[Information supplied]
## Begin
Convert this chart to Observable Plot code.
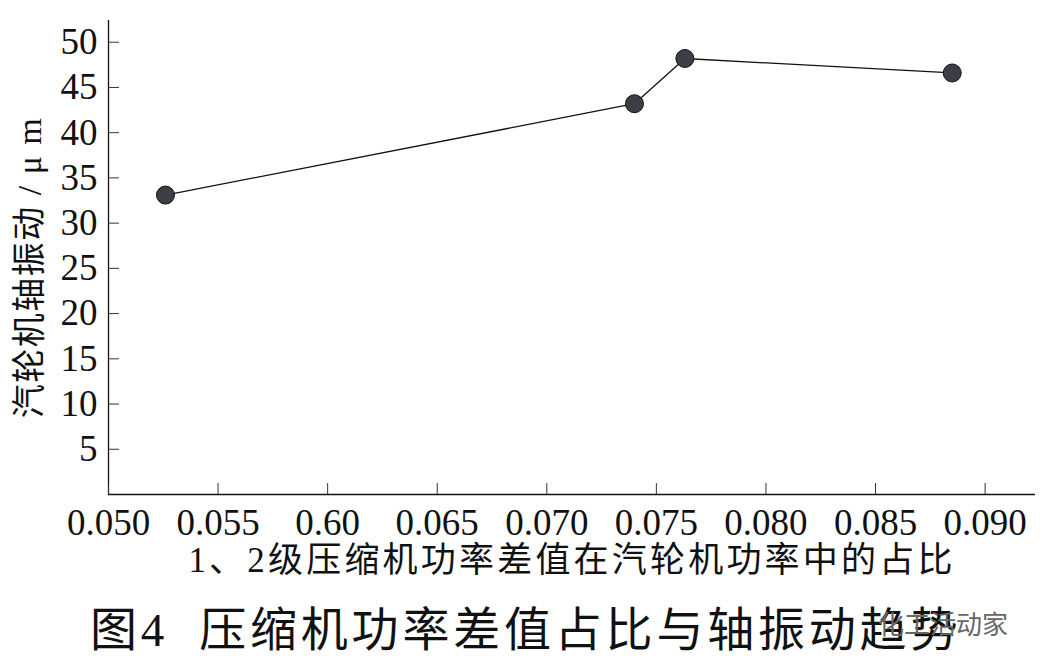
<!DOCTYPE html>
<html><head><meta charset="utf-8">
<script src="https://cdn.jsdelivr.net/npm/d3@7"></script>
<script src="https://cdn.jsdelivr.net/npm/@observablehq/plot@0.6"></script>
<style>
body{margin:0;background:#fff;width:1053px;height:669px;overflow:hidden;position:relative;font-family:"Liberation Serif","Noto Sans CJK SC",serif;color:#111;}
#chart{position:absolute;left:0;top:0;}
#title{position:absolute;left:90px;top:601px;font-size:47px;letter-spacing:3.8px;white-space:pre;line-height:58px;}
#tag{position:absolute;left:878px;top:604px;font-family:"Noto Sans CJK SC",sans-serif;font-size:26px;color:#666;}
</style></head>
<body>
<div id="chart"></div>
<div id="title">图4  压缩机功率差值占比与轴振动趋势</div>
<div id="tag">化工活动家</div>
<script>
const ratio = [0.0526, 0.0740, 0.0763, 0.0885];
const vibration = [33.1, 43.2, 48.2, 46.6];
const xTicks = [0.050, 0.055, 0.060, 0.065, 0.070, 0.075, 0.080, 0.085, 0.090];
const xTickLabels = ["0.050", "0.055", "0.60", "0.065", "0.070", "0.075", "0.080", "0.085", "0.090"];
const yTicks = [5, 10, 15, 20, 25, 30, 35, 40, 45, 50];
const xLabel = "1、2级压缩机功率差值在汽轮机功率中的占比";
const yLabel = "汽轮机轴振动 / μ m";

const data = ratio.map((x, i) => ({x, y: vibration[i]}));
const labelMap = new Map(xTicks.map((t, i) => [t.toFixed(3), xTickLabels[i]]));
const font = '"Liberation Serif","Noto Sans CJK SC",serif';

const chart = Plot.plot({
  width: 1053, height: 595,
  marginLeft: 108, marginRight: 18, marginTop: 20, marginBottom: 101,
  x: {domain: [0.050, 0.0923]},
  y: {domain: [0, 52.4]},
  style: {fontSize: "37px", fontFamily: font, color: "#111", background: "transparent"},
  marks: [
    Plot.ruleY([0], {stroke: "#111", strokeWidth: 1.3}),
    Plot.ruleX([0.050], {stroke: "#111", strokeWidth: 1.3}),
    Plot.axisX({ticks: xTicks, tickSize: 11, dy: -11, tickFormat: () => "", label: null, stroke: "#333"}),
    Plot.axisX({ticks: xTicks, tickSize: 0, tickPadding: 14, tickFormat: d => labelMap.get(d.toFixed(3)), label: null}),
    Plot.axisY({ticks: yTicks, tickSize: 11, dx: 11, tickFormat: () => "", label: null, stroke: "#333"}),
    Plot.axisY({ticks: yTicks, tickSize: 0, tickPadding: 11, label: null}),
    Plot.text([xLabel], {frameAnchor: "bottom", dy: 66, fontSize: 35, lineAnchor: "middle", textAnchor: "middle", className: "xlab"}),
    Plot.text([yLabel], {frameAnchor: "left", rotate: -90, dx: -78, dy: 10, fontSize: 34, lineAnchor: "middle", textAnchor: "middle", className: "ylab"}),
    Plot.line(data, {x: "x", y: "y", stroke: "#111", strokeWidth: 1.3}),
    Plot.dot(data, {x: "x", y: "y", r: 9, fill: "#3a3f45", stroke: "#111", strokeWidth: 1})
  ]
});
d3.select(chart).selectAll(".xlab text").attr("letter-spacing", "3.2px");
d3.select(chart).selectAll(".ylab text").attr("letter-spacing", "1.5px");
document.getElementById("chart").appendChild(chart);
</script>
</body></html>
## End
[What the task requires] Tally how many lines in the material above hold the word "chart". Write only that number.

[Answer to the problem] 7